Advice From the Experts

By Jeff Nazzaro

During the COVID-19 pandemic, the need for social distancing at American universities has accelerated a trend away from using standardized tests in college admissions. Analogously, you might say that SAT scores are to getting into college what working in a cubicle is to advancing your career—not always necessary these days. In fact, according to US News and World Report, while more than a thousand American universities made standardized tests optional as of Fall 2019; for Fall 2022, that number is up by more than 50 percent.

In California, the UC system has indicated it will no longer consider SAT or ACT scores as part of the admissions process or when doling out scholarships, while the CSU system has suspended their use of the tests for admissions through 2022.

“The UC system will no longer consider SAT or ACT scores…”

Elite private institutions in the state have responded to the challenges, as well. Stanford, emphasizing a holistic approach to admissions, has made standardized tests at least temporarily optional, insisting those who choose not to submit SAT or ACT scores will not be at a disadvantage, and Caltech has put a moratorium on admissions tests through the Fall 2023 semester.

Meanwhile, the in-the-field experts teaching in UCR University Extension’s College Admissions Counseling Professional Certificate program have stayed a step ahead of these still unfolding developments.

Heather Churney is a counselor at ASU Preparatory Academy in Arizona, a digital school that serves students all over the state--each with unique circumstances.
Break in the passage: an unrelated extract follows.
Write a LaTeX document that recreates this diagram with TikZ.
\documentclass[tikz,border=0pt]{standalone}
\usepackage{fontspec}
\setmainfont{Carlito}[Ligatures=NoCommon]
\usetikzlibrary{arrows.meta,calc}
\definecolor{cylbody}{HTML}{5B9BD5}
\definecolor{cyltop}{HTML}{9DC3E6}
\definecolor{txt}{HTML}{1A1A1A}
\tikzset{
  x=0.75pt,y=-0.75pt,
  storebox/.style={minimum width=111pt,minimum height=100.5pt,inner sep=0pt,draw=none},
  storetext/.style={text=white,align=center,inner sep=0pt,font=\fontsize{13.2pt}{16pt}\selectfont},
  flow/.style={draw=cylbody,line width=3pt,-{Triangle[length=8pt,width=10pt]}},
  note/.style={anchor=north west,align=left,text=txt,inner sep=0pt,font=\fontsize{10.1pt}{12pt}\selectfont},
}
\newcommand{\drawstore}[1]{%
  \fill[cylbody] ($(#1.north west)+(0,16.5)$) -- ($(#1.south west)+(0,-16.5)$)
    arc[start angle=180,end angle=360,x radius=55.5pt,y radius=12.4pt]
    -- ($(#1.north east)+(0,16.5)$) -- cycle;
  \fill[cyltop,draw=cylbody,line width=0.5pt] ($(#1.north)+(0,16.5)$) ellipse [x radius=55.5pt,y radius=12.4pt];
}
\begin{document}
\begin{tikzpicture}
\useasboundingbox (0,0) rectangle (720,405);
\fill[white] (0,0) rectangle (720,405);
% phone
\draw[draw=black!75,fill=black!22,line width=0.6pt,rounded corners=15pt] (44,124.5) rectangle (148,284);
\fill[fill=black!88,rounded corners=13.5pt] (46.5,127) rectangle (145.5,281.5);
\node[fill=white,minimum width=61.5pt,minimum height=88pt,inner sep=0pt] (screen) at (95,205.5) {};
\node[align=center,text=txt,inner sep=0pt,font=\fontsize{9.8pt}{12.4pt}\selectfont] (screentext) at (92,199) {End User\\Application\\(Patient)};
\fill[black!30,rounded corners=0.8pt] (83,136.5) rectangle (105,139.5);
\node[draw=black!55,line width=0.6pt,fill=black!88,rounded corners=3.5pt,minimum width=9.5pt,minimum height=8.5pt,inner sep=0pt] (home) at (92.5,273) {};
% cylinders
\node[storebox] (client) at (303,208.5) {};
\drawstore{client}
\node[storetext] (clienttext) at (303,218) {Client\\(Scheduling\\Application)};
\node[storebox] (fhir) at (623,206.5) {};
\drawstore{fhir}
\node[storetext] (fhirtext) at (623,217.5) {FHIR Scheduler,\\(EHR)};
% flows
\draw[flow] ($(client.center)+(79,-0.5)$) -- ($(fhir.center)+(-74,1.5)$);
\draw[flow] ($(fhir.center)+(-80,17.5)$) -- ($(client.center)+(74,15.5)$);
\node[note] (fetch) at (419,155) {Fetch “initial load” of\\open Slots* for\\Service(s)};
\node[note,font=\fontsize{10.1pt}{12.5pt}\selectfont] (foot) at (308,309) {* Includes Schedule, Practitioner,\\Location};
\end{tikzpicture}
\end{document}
She teaches The College Counseling Process, the lead course in UCR University Extension’s Professional Certificate program, for which she has integrated what she calls “COVID changes” into her lessons and discussion boards.
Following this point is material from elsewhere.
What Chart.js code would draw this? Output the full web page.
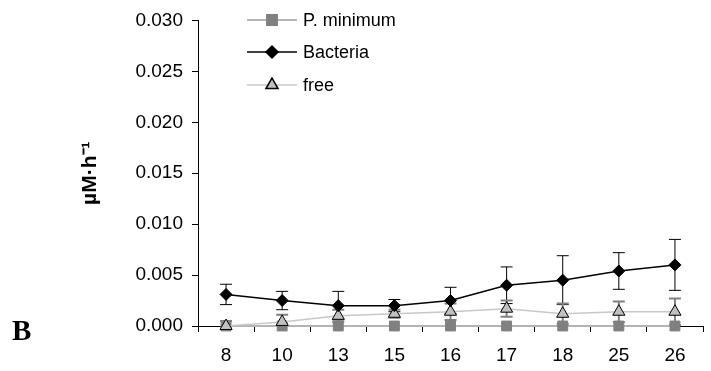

Instructor Heather Churney "integrated ‘COVID changes’ into her lessons…"

“It is really important for our students to understand how the landscape has changed and is changing,” said Heather, who noted that in addition to dramatically altered testing requirements, student transcripts now look different. “Each state, school, and district did what they wanted in 2020 and 2021, so in reviewing student transcripts, they look anything but traditional.”

For instance, Heather said, many of these student transcripts show whole semesters of courses taken pass/fail instead of for letter grades; some reveal otherwise straight A students whose grades suddenly tanked.

“Students were dealing with illness and housing uncertainty, financial uncertainty, caring for siblings; some got jobs during online learning to help their families. There is so much the transcript does not show,” Heather said. “Most colleges are allowing for explanations, and I have been assisting students with that.”

UCR University Extension instructor Tim Roty, who has worked as a counselor at private and public high schools over the past 16 years, believes the changes to college admissions are here to stay.

Veteran instructor Tim Roty "believes the changes to admissions are here to stay.”

“This new way of thinking is the logical step in removing a barrier in college admissions that will lead to major changes in the application process,” Tim said. “My prediction is that colleges will be test-optional and continue with a more holistic approach that doesn’t take test scores into account as much as they have in the past. I am excited to see colleges value a student’s life experience, rigor, and grades more than a three-hour test on a Saturday.”

Tim advises seniors applying to colleges to compile a list of appropriate schools, focusing on personal fit over selectivity and then strategizing about early action based on those schools. He says it’s important to take advantage of virtual visits to prospective universities and, especially with testing optional or not required, to give serious attention to application essays and short answer sections.

In addition to teaching in UCR University Extension’s program, Christine Di Benedetto is a high school counselor in the public sector where she develops four- and six-year plans for middle- and high-school students. She recognizes the impact the pandemic has had on admissions and how it has complicated an already difficult process for students.

Instructor Christine Di Benedetto "recognizes how the pandemic has complicated an already difficult process…”

“More and more colleges are choosing test-optional, which is providing greater opportunity for some students, especially when social justice demands are also pushing for systemic change across higher education,” Christine said. “With that said, the message is still clear that if you have the same qualifications as another student, then test scores can be the tie breaker for admission.”

Heather likens “test-optional” to the UC system making a third year of a foreign language in high school optional. “Optional means do it,” she said. “My advice to students: If you are able to take it, take it!”